Task → Each entry must be given again exactly; images do not belong in the copy.

** begin **

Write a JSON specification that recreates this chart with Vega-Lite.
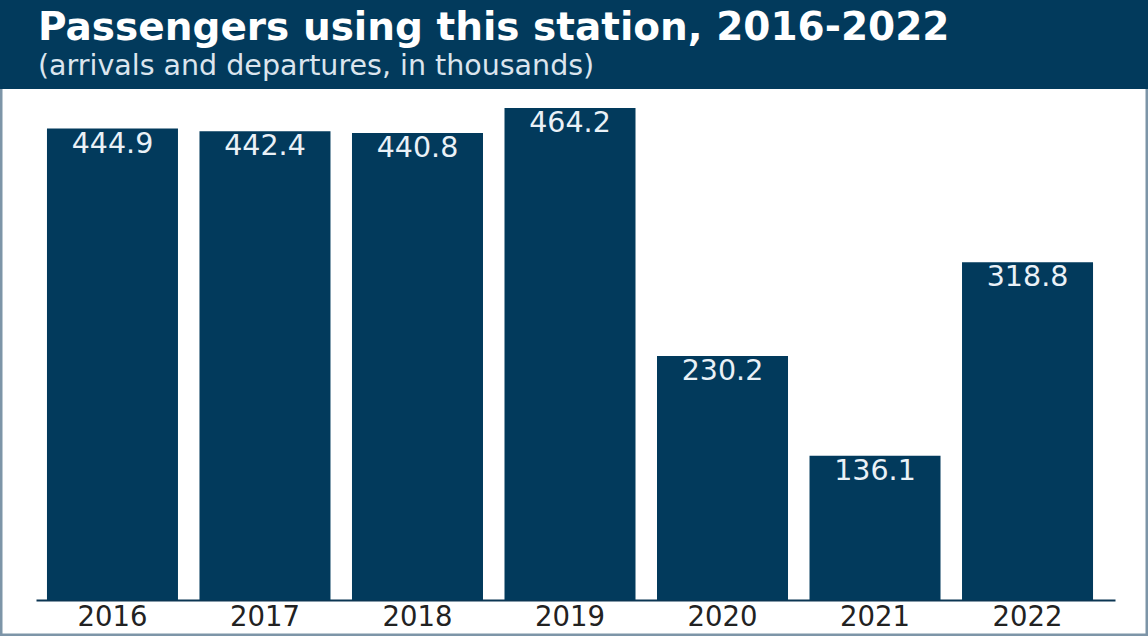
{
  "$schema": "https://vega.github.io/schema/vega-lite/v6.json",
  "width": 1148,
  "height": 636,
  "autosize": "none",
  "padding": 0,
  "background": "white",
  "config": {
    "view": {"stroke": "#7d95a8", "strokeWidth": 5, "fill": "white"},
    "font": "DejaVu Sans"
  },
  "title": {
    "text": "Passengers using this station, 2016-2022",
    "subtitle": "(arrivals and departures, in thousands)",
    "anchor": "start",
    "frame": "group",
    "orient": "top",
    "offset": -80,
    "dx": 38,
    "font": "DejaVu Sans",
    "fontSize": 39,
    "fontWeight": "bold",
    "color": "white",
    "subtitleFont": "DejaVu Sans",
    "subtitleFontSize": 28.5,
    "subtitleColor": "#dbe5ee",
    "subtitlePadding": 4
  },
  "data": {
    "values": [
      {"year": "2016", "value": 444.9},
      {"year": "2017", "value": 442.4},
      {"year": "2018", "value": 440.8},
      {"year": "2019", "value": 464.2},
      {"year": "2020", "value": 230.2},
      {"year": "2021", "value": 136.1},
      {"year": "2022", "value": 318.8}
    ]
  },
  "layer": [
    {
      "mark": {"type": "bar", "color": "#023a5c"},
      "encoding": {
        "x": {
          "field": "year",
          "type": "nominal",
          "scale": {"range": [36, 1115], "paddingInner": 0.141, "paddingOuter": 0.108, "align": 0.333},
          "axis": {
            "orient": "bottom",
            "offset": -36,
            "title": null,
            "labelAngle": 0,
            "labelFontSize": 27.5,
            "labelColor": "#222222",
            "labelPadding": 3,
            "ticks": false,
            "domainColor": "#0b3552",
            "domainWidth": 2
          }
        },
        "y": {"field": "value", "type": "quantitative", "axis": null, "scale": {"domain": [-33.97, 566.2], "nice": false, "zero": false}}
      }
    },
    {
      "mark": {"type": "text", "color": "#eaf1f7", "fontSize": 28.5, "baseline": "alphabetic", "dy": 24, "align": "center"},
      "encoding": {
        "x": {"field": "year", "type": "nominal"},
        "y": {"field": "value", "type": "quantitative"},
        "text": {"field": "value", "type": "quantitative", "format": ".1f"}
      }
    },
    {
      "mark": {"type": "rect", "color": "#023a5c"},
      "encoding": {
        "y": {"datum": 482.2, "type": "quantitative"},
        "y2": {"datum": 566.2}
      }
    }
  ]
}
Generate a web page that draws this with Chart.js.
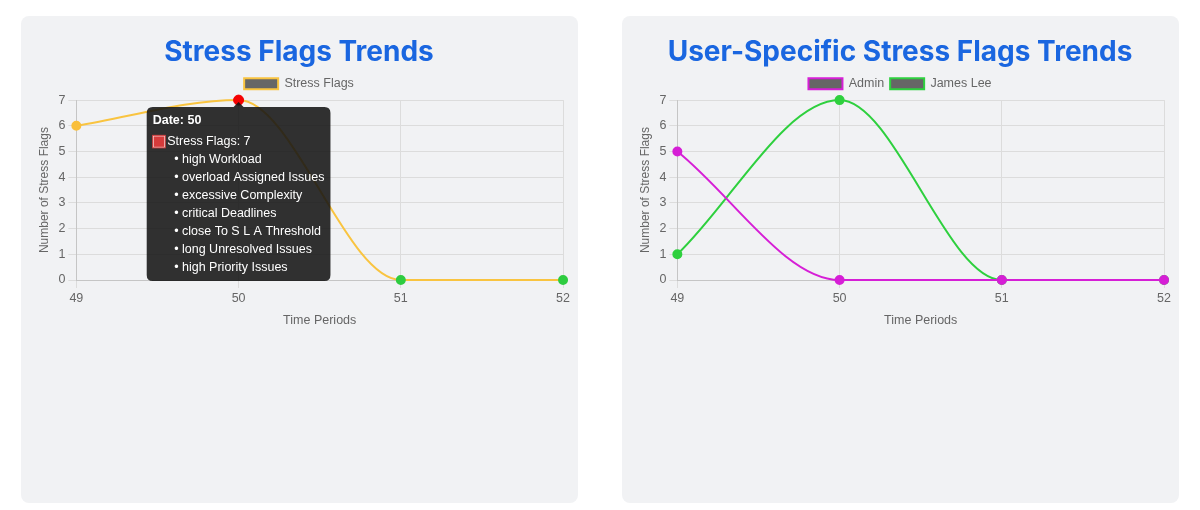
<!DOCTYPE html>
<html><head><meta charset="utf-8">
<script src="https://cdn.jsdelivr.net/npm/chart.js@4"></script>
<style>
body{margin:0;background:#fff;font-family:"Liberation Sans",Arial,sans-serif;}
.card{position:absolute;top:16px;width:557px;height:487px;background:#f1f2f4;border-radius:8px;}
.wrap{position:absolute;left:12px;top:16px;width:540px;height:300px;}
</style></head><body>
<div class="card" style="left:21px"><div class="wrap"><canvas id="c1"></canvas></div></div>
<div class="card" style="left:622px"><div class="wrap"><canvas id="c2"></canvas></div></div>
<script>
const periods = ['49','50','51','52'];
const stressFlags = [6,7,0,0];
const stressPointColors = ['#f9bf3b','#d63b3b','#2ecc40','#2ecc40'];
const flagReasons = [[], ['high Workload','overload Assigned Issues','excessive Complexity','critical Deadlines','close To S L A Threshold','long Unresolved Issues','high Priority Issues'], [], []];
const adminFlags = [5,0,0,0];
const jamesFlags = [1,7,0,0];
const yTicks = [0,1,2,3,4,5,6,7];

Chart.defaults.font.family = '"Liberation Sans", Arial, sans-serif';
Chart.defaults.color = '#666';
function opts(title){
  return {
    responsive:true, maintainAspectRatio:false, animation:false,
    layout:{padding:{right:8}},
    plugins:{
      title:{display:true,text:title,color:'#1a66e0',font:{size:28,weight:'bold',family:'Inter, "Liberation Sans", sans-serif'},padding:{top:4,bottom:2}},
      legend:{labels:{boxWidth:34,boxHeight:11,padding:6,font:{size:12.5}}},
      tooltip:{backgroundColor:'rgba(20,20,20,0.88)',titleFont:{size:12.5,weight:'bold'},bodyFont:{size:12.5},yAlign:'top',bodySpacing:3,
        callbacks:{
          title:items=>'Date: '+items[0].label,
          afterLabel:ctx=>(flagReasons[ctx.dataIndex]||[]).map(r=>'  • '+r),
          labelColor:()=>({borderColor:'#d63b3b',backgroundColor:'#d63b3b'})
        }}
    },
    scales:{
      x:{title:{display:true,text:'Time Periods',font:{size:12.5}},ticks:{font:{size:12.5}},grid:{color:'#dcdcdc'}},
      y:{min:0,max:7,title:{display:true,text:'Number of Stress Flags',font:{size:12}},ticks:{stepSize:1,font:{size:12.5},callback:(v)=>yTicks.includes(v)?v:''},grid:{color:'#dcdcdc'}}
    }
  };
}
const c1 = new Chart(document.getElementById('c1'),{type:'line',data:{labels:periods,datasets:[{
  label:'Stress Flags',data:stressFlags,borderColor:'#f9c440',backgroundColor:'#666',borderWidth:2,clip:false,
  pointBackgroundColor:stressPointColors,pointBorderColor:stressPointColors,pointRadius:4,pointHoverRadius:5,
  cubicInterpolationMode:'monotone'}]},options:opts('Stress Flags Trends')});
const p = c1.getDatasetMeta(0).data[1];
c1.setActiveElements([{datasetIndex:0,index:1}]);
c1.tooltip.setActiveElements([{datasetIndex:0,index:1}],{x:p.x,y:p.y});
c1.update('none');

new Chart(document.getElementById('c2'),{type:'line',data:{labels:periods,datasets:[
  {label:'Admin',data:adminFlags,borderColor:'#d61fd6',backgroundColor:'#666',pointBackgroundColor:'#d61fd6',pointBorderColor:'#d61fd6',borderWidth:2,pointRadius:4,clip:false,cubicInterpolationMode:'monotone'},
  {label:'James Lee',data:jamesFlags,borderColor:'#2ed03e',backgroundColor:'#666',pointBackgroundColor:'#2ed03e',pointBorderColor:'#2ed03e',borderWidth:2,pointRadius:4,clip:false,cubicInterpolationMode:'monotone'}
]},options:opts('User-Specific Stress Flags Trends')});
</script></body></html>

** end **

Solution for this task →
Write a JSON specification that recreates this chart with Vega-Lite.
{
  "$schema": "https://vega.github.io/schema/vega-lite/v6.json",
  "width": 1148,
  "height": 636,
  "autosize": "none",
  "padding": 0,
  "background": "white",
  "config": {
    "view": {"stroke": "#7d95a8", "strokeWidth": 5, "fill": "white"},
    "font": "DejaVu Sans"
  },
  "title": {
    "text": "Passengers using this station, 2016-2022",
    "subtitle": "(arrivals and departures, in thousands)",
    "anchor": "start",
    "frame": "group",
    "orient": "top",
    "offset": -80,
    "dx": 38,
    "font": "DejaVu Sans",
    "fontSize": 39,
    "fontWeight": "bold",
    "color": "white",
    "subtitleFont": "DejaVu Sans",
    "subtitleFontSize": 28.5,
    "subtitleColor": "#dbe5ee",
    "subtitlePadding": 4
  },
  "data": {
    "values": [
      {"year": "2016", "value": 444.9},
      {"year": "2017", "value": 442.4},
      {"year": "2018", "value": 440.8},
      {"year": "2019", "value": 464.2},
      {"year": "2020", "value": 230.2},
      {"year": "2021", "value": 136.1},
      {"year": "2022", "value": 318.8}
    ]
  },
  "layer": [
    {
      "mark": {"type": "bar", "color": "#023a5c"},
      "encoding": {
        "x": {
          "field": "year",
          "type": "nominal",
          "scale": {"range": [36, 1115], "paddingInner": 0.141, "paddingOuter": 0.108, "align": 0.333},
          "axis": {
            "orient": "bottom",
            "offset": -36,
            "title": null,
            "labelAngle": 0,
            "labelFontSize": 27.5,
            "labelColor": "#222222",
            "labelPadding": 3,
            "ticks": false,
            "domainColor": "#0b3552",
            "domainWidth": 2
          }
        },
        "y": {"field": "value", "type": "quantitative", "axis": null, "scale": {"domain": [-33.97, 566.2], "nice": false, "zero": false}}
      }
    },
    {
      "mark": {"type": "text", "color": "#eaf1f7", "fontSize": 28.5, "baseline": "alphabetic", "dy": 24, "align": "center"},
      "encoding": {
        "x": {"field": "year", "type": "nominal"},
        "y": {"field": "value", "type": "quantitative"},
        "text": {"field": "value", "type": "quantitative", "format": ".1f"}
      }
    },
    {
      "mark": {"type": "rect", "color": "#023a5c"},
      "encoding": {
        "y": {"datum": 482.2, "type": "quantitative"},
        "y2": {"datum": 566.2}
      }
    }
  ]
}
Generate a web page that draws this with Chart.js.
<!DOCTYPE html>
<html><head><meta charset="utf-8">
<script src="https://cdn.jsdelivr.net/npm/chart.js@4"></script>
<style>
body{margin:0;background:#fff;font-family:"Liberation Sans",Arial,sans-serif;}
.card{position:absolute;top:16px;width:557px;height:487px;background:#f1f2f4;border-radius:8px;}
.wrap{position:absolute;left:12px;top:16px;width:540px;height:300px;}
</style></head><body>
<div class="card" style="left:21px"><div class="wrap"><canvas id="c1"></canvas></div></div>
<div class="card" style="left:622px"><div class="wrap"><canvas id="c2"></canvas></div></div>
<script>
const periods = ['49','50','51','52'];
const stressFlags = [6,7,0,0];
const stressPointColors = ['#f9bf3b','#d63b3b','#2ecc40','#2ecc40'];
const flagReasons = [[], ['high Workload','overload Assigned Issues','excessive Complexity','critical Deadlines','close To S L A Threshold','long Unresolved Issues','high Priority Issues'], [], []];
const adminFlags = [5,0,0,0];
const jamesFlags = [1,7,0,0];
const yTicks = [0,1,2,3,4,5,6,7];

Chart.defaults.font.family = '"Liberation Sans", Arial, sans-serif';
Chart.defaults.color = '#666';
function opts(title){
  return {
    responsive:true, maintainAspectRatio:false, animation:false,
    layout:{padding:{right:8}},
    plugins:{
      title:{display:true,text:title,color:'#1a66e0',font:{size:28,weight:'bold',family:'Inter, "Liberation Sans", sans-serif'},padding:{top:4,bottom:2}},
      legend:{labels:{boxWidth:34,boxHeight:11,padding:6,font:{size:12.5}}},
      tooltip:{backgroundColor:'rgba(20,20,20,0.88)',titleFont:{size:12.5,weight:'bold'},bodyFont:{size:12.5},yAlign:'top',bodySpacing:3,
        callbacks:{
          title:items=>'Date: '+items[0].label,
          afterLabel:ctx=>(flagReasons[ctx.dataIndex]||[]).map(r=>'  • '+r),
          labelColor:()=>({borderColor:'#d63b3b',backgroundColor:'#d63b3b'})
        }}
    },
    scales:{
      x:{title:{display:true,text:'Time Periods',font:{size:12.5}},ticks:{font:{size:12.5}},grid:{color:'#dcdcdc'}},
      y:{min:0,max:7,title:{display:true,text:'Number of Stress Flags',font:{size:12}},ticks:{stepSize:1,font:{size:12.5},callback:(v)=>yTicks.includes(v)?v:''},grid:{color:'#dcdcdc'}}
    }
  };
}
const c1 = new Chart(document.getElementById('c1'),{type:'line',data:{labels:periods,datasets:[{
  label:'Stress Flags',data:stressFlags,borderColor:'#f9c440',backgroundColor:'#666',borderWidth:2,clip:false,
  pointBackgroundColor:stressPointColors,pointBorderColor:stressPointColors,pointRadius:4,pointHoverRadius:5,
  cubicInterpolationMode:'monotone'}]},options:opts('Stress Flags Trends')});
const p = c1.getDatasetMeta(0).data[1];
c1.setActiveElements([{datasetIndex:0,index:1}]);
c1.tooltip.setActiveElements([{datasetIndex:0,index:1}],{x:p.x,y:p.y});
c1.update('none');

new Chart(document.getElementById('c2'),{type:'line',data:{labels:periods,datasets:[
  {label:'Admin',data:adminFlags,borderColor:'#d61fd6',backgroundColor:'#666',pointBackgroundColor:'#d61fd6',pointBorderColor:'#d61fd6',borderWidth:2,pointRadius:4,clip:false,cubicInterpolationMode:'monotone'},
  {label:'James Lee',data:jamesFlags,borderColor:'#2ed03e',backgroundColor:'#666',pointBackgroundColor:'#2ed03e',pointBorderColor:'#2ed03e',borderWidth:2,pointRadius:4,clip:false,cubicInterpolationMode:'monotone'}
]},options:opts('User-Specific Stress Flags Trends')});
</script></body></html>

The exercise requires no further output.